* Exercise aim *
Filter the entries below, keeping every line that has the word "image".

Figure scripts:
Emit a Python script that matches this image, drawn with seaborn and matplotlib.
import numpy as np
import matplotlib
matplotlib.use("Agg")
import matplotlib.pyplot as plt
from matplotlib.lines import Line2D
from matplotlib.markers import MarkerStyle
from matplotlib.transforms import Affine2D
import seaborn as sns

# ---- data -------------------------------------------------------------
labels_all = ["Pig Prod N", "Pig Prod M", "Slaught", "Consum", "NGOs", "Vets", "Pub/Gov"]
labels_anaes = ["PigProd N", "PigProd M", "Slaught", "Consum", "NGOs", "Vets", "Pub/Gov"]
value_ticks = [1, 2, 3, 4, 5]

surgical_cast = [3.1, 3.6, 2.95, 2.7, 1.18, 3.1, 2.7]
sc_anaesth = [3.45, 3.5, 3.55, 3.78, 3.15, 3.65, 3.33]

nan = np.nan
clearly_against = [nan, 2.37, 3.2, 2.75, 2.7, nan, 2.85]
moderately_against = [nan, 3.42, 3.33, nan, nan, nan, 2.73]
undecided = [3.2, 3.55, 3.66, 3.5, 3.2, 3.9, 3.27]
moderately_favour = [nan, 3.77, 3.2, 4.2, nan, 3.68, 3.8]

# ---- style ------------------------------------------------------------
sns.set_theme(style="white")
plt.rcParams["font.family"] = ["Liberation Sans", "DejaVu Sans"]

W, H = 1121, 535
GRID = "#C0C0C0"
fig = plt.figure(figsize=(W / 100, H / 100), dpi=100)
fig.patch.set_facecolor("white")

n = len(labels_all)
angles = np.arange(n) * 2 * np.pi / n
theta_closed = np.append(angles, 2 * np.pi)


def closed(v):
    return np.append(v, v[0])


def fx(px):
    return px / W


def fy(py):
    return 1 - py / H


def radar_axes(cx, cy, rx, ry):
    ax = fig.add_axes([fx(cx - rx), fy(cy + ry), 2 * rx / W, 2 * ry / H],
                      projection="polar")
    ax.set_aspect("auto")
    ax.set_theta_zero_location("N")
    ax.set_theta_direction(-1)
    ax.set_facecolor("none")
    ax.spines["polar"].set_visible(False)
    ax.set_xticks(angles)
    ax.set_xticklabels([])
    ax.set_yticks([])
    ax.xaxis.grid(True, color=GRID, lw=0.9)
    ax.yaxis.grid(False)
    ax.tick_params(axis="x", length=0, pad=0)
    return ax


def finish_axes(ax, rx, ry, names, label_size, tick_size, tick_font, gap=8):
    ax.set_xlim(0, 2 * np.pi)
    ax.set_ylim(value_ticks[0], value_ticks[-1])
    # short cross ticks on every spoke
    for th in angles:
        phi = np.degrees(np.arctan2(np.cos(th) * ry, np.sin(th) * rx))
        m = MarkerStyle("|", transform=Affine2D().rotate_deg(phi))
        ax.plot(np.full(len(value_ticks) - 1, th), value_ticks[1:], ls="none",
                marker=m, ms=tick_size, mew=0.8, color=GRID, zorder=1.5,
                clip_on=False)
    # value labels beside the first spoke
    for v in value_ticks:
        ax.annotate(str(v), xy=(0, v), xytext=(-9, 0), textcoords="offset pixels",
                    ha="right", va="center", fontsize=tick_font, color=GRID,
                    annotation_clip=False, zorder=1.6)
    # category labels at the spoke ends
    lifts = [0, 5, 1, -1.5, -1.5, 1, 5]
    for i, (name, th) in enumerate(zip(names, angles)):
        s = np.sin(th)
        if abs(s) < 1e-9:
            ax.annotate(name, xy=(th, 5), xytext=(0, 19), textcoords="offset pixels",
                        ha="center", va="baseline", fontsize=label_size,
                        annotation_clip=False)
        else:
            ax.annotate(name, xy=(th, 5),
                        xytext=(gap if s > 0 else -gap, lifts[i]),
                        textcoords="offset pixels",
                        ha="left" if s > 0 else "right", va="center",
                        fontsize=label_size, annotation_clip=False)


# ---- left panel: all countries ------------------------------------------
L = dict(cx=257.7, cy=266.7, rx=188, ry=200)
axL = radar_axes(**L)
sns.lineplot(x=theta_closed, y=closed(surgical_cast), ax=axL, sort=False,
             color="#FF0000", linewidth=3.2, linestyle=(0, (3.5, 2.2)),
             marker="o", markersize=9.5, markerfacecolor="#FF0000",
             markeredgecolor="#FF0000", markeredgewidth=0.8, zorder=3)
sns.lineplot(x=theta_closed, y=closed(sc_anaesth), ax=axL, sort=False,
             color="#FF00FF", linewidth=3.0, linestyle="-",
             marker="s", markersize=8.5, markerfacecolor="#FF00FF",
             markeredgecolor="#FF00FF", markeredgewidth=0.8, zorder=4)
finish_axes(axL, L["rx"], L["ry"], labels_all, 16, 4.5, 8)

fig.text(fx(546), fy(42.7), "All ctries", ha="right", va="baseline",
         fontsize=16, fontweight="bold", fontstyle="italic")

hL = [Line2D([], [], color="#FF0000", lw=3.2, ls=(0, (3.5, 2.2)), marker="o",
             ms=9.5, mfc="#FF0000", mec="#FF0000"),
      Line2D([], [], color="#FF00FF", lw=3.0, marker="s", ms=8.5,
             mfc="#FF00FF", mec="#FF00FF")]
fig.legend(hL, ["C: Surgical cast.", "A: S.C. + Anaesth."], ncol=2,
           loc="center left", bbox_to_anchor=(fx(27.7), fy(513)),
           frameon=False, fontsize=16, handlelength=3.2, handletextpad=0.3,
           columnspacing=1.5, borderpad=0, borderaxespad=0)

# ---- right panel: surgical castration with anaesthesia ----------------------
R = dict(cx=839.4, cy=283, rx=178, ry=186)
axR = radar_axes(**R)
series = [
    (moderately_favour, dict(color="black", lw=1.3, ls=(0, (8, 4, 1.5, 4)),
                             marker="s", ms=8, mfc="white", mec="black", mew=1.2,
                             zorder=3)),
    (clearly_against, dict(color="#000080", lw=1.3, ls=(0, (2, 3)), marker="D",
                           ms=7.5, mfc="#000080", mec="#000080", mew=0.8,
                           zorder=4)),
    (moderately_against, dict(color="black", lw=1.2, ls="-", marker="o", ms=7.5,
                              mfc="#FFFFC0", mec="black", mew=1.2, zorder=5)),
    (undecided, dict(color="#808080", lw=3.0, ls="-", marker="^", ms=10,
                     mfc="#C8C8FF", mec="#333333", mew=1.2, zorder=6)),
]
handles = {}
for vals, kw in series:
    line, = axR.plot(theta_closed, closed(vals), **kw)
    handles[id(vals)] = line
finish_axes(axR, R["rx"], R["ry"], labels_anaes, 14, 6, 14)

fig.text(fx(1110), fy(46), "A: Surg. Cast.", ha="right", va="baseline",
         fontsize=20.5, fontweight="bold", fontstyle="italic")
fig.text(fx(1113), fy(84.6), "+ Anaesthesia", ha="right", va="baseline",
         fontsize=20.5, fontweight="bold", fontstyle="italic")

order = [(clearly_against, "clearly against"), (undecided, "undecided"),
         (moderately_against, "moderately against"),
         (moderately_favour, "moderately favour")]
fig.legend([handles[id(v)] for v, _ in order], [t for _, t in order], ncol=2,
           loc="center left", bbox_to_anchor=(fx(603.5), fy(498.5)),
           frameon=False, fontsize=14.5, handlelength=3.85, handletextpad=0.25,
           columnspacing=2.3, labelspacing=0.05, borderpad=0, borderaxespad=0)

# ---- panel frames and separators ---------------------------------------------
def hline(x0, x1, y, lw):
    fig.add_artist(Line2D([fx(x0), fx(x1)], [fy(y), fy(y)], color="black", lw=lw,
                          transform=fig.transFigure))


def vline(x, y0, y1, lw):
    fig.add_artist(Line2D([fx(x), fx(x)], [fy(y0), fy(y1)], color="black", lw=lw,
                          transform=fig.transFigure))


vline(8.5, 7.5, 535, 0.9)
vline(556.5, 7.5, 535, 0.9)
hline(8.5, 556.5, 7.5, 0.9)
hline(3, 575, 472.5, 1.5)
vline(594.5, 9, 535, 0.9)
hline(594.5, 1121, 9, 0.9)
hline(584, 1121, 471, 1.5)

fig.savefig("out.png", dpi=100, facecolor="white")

...

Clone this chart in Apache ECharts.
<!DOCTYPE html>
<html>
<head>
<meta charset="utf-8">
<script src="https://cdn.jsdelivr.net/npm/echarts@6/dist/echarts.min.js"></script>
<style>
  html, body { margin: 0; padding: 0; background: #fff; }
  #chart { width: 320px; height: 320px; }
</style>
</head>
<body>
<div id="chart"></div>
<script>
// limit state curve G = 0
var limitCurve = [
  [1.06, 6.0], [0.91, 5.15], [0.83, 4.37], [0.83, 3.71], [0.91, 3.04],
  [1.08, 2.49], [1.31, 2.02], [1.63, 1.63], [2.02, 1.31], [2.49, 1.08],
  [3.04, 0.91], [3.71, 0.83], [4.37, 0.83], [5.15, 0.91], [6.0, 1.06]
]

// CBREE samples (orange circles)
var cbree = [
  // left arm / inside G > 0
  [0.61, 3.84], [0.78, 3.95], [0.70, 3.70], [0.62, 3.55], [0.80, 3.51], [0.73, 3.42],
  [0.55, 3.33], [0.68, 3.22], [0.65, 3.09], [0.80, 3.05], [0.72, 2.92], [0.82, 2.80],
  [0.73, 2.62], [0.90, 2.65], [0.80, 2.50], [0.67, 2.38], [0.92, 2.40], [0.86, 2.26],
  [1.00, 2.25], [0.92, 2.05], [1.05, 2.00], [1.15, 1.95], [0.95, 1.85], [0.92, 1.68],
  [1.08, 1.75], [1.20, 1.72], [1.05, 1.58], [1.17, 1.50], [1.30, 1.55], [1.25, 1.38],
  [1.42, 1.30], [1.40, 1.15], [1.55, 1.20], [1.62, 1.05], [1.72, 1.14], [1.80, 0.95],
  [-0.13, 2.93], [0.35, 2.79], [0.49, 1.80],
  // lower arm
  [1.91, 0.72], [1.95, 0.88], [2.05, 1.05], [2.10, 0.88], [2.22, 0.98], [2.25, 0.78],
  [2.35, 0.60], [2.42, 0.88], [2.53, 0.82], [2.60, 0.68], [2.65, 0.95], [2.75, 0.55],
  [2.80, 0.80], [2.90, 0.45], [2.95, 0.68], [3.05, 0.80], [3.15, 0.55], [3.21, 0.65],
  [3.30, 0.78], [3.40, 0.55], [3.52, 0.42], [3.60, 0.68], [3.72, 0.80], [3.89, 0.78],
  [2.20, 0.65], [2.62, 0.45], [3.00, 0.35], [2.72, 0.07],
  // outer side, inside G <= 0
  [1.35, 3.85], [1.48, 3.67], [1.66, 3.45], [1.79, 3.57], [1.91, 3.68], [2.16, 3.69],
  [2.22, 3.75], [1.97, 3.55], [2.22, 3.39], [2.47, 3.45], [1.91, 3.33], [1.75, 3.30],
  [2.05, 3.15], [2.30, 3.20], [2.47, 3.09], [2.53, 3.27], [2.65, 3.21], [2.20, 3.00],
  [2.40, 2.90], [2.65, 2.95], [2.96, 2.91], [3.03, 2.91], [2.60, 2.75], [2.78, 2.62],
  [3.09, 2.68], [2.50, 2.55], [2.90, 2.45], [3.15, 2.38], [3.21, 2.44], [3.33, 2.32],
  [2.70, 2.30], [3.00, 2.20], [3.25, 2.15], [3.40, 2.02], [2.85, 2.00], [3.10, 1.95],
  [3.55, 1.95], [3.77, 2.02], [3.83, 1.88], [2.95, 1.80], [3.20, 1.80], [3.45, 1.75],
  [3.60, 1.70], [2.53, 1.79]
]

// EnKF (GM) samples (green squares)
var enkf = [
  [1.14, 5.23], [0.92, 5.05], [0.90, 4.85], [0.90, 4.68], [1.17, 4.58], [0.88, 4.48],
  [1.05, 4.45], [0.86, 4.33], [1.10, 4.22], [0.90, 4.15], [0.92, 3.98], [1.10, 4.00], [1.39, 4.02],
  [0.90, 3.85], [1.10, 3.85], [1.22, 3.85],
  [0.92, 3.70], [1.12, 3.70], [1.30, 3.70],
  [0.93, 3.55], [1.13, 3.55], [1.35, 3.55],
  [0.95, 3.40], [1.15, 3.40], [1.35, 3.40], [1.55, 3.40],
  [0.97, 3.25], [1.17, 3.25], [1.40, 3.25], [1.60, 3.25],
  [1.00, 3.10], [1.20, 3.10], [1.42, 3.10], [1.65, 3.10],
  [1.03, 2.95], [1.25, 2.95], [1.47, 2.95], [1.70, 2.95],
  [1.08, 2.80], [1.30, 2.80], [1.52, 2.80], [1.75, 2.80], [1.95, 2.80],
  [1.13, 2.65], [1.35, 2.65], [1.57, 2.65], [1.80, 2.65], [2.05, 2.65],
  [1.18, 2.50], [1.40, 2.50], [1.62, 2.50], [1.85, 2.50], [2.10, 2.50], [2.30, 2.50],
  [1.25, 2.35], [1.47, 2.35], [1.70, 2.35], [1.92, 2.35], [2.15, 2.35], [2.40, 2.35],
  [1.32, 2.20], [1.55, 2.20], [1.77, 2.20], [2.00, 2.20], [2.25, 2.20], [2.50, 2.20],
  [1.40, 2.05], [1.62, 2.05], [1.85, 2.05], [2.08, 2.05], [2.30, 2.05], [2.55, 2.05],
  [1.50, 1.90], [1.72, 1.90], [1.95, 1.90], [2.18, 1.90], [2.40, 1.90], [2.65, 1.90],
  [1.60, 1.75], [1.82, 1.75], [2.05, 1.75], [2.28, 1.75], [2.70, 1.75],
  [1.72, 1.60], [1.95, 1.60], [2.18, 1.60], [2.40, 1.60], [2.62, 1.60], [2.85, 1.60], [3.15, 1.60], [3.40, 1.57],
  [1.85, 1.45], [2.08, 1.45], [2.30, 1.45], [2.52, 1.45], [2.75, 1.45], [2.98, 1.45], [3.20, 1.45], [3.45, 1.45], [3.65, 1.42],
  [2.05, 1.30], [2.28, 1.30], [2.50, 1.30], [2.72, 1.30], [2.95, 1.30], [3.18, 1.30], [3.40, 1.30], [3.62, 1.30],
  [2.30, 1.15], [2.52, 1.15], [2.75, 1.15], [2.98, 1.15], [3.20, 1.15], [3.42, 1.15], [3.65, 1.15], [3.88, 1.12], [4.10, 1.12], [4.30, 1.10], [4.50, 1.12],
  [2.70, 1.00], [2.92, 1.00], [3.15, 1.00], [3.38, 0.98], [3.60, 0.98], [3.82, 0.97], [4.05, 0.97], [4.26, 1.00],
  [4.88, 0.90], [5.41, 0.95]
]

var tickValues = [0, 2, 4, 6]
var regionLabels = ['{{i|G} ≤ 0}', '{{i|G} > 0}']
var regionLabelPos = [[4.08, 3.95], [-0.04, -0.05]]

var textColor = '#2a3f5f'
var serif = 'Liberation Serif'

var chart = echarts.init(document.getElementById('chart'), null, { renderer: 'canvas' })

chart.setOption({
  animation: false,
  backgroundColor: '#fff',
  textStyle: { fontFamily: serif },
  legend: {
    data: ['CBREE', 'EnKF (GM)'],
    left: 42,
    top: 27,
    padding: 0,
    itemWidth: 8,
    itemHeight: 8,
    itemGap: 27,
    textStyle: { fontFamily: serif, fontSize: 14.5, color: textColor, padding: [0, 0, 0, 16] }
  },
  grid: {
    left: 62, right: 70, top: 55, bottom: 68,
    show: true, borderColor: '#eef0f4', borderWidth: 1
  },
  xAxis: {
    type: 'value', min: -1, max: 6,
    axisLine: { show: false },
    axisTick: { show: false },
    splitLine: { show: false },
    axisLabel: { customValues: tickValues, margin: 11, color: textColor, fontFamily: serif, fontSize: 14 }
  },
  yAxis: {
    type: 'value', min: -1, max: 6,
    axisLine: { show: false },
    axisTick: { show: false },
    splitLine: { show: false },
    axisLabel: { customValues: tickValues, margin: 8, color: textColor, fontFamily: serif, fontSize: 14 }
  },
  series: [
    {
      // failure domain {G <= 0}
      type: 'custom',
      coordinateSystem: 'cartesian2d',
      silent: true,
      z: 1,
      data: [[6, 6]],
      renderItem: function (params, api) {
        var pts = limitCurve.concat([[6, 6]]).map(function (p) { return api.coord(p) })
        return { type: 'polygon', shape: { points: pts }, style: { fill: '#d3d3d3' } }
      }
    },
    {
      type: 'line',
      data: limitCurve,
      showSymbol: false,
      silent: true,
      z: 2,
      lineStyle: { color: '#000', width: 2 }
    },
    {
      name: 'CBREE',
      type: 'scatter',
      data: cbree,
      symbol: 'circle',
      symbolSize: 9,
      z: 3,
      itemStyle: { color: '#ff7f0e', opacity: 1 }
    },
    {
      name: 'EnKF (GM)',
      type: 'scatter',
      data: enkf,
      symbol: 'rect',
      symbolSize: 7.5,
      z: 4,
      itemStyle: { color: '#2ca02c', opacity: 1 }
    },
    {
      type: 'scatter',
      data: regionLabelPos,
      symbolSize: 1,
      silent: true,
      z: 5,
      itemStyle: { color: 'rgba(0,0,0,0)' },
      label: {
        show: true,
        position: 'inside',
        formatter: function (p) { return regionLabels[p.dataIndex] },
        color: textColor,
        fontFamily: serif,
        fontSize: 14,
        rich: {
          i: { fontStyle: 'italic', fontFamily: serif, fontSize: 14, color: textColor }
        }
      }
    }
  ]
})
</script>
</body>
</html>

---

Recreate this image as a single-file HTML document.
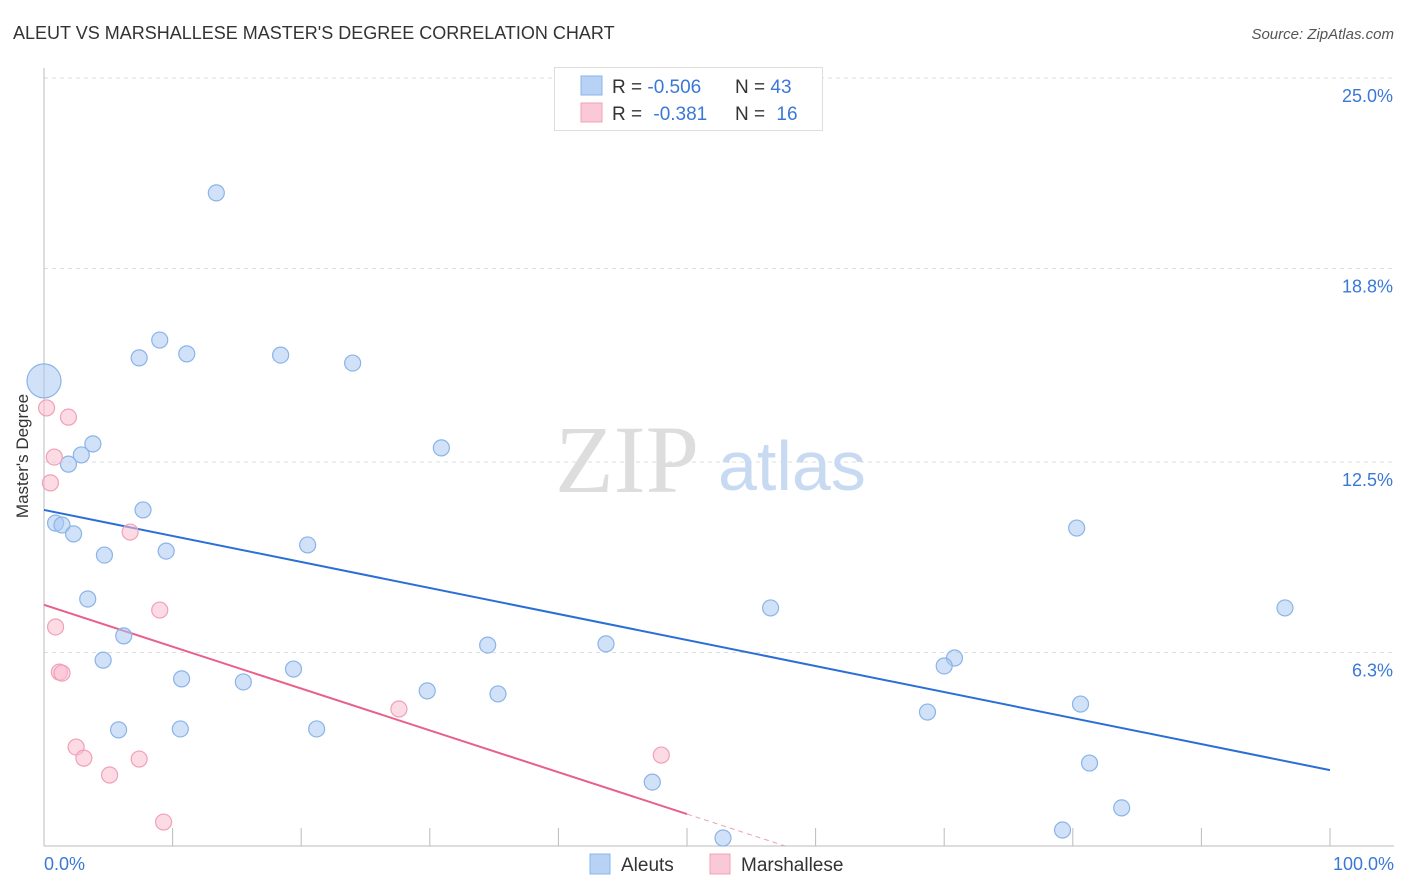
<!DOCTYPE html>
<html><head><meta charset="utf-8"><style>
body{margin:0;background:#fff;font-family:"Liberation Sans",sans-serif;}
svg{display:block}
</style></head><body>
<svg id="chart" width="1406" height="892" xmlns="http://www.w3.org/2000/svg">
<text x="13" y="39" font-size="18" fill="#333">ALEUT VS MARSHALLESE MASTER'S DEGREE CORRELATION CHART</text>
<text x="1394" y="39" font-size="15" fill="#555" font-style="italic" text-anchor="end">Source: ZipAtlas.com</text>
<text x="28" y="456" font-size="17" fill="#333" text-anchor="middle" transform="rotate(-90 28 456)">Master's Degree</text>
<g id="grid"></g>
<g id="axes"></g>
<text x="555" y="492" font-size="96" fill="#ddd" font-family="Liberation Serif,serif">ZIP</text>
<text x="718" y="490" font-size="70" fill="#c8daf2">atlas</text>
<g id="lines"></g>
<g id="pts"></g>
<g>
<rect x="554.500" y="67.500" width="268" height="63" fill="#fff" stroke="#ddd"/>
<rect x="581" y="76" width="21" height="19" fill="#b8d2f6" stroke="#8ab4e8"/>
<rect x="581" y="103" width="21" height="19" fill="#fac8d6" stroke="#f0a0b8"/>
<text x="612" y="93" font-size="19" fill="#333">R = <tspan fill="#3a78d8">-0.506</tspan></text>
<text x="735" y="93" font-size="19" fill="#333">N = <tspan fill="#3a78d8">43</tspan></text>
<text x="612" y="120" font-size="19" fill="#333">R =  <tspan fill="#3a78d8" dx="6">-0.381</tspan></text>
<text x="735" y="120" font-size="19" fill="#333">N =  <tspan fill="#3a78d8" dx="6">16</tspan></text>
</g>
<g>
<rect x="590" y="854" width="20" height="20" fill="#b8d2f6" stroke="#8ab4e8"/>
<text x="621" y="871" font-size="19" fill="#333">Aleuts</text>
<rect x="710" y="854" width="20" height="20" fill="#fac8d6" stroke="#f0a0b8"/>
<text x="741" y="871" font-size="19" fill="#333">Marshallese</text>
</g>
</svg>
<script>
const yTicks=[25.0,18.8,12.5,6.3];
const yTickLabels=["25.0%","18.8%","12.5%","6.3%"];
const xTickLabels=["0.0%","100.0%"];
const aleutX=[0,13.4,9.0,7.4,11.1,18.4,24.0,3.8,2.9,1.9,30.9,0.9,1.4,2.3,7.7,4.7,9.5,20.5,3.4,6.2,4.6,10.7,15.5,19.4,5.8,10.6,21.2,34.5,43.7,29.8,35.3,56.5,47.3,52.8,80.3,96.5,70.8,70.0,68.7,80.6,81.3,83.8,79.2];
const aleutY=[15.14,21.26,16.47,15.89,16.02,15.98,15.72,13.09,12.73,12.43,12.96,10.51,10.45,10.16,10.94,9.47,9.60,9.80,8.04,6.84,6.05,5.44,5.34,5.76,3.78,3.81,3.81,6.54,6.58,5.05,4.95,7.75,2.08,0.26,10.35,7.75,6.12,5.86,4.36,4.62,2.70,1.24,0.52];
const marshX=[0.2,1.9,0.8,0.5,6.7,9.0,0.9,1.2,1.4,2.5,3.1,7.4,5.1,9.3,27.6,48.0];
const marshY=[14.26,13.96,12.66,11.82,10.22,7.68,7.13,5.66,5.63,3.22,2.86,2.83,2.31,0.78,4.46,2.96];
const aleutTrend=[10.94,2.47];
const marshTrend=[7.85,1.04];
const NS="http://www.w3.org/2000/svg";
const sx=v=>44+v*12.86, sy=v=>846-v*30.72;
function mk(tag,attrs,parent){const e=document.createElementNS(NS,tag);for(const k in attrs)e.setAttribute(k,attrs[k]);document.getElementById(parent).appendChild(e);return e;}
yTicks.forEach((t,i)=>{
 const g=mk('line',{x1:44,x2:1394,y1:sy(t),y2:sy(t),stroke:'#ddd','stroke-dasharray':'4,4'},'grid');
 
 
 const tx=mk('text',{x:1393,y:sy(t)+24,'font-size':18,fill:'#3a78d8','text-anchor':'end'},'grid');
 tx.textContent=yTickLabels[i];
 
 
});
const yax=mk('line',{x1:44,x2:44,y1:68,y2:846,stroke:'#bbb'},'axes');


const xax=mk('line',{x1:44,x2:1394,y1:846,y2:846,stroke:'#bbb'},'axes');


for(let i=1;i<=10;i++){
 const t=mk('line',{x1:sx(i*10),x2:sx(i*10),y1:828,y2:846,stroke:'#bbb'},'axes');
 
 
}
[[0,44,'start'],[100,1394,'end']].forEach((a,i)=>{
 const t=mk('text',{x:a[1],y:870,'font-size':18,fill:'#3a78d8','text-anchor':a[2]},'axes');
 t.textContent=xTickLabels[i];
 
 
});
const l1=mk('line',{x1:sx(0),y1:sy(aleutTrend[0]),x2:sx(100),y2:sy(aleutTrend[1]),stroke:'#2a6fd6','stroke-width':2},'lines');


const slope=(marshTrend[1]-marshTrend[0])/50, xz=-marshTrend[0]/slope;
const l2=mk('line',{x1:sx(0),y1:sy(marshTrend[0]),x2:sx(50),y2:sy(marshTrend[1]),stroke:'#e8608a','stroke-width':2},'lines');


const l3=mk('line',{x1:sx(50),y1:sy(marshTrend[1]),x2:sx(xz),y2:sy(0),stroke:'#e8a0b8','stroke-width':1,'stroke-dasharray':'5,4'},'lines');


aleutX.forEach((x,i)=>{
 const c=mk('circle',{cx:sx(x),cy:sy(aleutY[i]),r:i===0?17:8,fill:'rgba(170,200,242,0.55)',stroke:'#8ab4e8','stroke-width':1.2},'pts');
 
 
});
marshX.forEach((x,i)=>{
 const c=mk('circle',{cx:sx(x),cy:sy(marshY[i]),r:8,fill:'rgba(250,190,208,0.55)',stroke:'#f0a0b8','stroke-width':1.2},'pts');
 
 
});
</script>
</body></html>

* Answer below *
Emit a Python script that matches this image, drawn with seaborn and matplotlib.
Recreate this image as a single-file HTML document.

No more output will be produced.